### WHAT IS NEEDED
Leave the pictures out and copy exactly the lines from the line containing "Recreate this image" to the line containing "const colWeights = [2, 3, 3, 3, 3];", both lines included.

━━ DATA EXTRACT

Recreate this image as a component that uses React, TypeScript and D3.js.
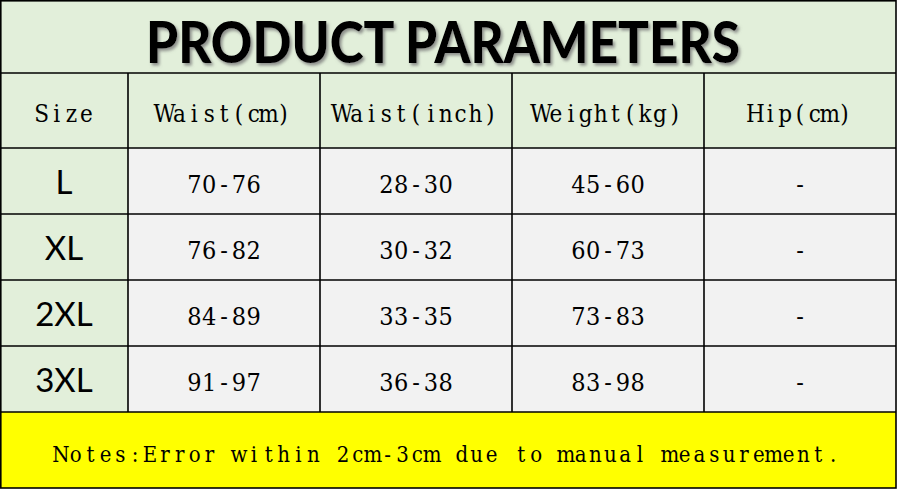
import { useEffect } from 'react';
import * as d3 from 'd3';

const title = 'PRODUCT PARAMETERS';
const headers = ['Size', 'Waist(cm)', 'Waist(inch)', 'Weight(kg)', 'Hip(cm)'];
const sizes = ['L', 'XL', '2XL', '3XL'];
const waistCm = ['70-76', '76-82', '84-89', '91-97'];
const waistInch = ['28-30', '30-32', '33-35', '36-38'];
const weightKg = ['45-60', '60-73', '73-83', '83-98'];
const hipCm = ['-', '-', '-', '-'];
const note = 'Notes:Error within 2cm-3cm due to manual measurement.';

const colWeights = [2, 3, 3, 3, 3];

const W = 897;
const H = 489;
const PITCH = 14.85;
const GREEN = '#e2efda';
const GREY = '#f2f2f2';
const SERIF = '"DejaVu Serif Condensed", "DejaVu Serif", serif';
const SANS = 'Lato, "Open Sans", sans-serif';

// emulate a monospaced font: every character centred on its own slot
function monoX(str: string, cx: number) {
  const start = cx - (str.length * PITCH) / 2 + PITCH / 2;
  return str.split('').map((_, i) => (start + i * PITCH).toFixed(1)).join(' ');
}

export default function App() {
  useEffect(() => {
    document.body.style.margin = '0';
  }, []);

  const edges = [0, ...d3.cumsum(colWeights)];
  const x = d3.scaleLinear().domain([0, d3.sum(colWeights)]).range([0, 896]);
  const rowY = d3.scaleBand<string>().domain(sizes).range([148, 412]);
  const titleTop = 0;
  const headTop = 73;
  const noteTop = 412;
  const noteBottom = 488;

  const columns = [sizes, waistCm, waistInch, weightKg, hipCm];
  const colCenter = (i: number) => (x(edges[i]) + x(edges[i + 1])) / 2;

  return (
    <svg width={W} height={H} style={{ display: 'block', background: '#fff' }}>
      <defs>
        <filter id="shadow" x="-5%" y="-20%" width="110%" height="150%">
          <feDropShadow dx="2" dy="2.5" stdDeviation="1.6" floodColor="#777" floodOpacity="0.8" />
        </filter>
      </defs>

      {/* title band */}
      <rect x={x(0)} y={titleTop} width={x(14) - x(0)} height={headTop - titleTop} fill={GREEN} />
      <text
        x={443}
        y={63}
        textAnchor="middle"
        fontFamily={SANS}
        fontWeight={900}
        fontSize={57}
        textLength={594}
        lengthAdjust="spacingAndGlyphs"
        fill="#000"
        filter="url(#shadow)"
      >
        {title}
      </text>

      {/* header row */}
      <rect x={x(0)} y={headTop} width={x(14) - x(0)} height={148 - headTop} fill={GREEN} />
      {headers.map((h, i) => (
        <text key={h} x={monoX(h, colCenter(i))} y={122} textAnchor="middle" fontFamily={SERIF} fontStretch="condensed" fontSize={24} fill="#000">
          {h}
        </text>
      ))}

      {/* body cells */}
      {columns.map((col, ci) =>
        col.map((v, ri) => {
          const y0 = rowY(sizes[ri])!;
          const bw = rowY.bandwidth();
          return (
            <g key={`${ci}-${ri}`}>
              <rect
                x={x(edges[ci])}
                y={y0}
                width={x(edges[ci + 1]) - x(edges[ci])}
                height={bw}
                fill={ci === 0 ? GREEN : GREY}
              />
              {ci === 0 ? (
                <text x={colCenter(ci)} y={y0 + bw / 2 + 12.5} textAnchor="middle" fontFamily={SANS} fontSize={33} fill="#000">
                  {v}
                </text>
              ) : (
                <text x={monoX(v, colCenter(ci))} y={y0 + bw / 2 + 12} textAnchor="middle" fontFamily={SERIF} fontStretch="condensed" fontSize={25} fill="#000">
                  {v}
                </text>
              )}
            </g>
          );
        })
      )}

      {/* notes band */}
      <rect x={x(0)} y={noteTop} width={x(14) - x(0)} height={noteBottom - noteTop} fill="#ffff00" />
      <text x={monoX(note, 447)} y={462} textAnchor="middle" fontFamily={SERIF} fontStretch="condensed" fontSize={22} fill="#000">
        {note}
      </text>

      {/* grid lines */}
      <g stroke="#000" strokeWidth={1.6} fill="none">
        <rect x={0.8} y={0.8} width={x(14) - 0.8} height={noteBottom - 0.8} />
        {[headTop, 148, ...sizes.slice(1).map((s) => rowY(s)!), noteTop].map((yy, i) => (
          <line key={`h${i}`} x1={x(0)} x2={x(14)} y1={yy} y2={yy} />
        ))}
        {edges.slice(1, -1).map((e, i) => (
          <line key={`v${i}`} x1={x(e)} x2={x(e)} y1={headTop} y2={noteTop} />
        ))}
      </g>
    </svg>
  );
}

━━━━
━━ DATA EXTRACT

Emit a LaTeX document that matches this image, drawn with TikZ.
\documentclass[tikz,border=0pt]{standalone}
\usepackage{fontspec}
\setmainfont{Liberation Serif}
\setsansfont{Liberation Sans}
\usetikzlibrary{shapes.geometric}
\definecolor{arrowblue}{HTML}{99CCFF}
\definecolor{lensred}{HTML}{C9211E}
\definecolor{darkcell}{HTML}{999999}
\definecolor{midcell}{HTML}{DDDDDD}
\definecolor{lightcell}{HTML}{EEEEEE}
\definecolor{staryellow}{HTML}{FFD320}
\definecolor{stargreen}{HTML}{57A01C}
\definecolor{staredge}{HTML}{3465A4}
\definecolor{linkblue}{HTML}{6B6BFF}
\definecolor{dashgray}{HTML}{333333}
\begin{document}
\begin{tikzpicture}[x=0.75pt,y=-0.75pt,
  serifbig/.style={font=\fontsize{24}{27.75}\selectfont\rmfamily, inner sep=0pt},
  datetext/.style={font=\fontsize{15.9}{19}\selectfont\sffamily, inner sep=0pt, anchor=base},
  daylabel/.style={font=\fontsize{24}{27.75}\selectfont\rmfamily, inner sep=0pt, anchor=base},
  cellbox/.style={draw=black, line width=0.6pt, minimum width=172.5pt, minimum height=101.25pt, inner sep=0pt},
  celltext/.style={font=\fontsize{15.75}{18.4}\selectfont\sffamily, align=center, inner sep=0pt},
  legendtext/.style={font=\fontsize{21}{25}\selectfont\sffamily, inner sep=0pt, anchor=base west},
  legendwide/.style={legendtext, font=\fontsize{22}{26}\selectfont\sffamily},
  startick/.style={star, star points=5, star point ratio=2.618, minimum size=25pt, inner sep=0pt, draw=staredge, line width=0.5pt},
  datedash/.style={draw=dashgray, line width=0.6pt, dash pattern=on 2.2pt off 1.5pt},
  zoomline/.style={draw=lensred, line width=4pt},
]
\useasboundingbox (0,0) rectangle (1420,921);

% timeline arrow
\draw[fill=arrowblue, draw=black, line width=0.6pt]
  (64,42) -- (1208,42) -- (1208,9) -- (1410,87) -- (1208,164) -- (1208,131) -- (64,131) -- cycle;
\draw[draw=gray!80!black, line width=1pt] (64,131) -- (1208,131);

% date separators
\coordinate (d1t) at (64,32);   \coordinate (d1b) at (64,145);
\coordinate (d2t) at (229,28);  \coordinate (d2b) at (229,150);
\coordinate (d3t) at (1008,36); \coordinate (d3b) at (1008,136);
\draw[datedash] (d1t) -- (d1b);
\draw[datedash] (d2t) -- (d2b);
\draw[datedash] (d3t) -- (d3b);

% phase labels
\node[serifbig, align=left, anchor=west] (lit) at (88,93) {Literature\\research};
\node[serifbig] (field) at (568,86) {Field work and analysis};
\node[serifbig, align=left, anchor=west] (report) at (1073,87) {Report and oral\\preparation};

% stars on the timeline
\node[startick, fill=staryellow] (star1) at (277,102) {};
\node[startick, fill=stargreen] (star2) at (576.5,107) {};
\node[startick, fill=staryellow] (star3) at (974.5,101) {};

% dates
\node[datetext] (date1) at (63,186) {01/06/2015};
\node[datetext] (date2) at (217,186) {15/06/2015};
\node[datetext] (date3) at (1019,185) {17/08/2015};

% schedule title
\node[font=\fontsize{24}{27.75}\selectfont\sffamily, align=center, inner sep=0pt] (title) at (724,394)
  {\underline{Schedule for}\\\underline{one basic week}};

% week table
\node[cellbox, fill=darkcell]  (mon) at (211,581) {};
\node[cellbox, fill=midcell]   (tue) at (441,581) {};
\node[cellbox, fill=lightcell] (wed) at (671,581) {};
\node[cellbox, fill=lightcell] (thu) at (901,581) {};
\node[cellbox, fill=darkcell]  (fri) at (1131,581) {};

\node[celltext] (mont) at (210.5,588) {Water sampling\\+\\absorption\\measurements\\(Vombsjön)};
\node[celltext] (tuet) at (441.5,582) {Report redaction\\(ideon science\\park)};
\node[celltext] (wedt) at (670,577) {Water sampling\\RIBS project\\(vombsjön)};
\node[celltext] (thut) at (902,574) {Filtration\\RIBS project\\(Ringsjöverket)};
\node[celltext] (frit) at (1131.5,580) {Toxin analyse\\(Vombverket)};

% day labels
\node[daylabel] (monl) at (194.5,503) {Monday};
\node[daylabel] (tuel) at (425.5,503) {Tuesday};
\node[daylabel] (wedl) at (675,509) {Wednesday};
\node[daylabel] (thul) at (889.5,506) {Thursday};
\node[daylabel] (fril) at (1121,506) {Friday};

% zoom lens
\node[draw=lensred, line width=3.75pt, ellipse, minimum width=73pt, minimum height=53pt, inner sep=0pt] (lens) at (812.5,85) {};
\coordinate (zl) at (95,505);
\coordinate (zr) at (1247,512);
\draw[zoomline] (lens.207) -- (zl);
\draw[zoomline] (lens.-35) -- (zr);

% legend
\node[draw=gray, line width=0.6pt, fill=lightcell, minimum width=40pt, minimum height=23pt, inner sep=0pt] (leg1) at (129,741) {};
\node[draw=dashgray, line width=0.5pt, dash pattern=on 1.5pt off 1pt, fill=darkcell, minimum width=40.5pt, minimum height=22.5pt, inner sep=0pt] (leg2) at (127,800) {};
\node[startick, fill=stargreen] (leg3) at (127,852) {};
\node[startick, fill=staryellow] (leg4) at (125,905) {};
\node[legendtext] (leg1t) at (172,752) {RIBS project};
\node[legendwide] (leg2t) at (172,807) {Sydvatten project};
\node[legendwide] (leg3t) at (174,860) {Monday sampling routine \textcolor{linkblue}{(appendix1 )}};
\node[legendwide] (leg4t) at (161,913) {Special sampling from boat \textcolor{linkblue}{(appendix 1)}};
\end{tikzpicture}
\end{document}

━━━━

### RESULT
Recreate this image as a component that uses React, TypeScript and D3.js.
import { useEffect } from 'react';
import * as d3 from 'd3';

const title = 'PRODUCT PARAMETERS';
const headers = ['Size', 'Waist(cm)', 'Waist(inch)', 'Weight(kg)', 'Hip(cm)'];
const sizes = ['L', 'XL', '2XL', '3XL'];
const waistCm = ['70-76', '76-82', '84-89', '91-97'];
const waistInch = ['28-30', '30-32', '33-35', '36-38'];
const weightKg = ['45-60', '60-73', '73-83', '83-98'];
const hipCm = ['-', '-', '-', '-'];
const note = 'Notes:Error within 2cm-3cm due to manual measurement.';

const colWeights = [2, 3, 3, 3, 3];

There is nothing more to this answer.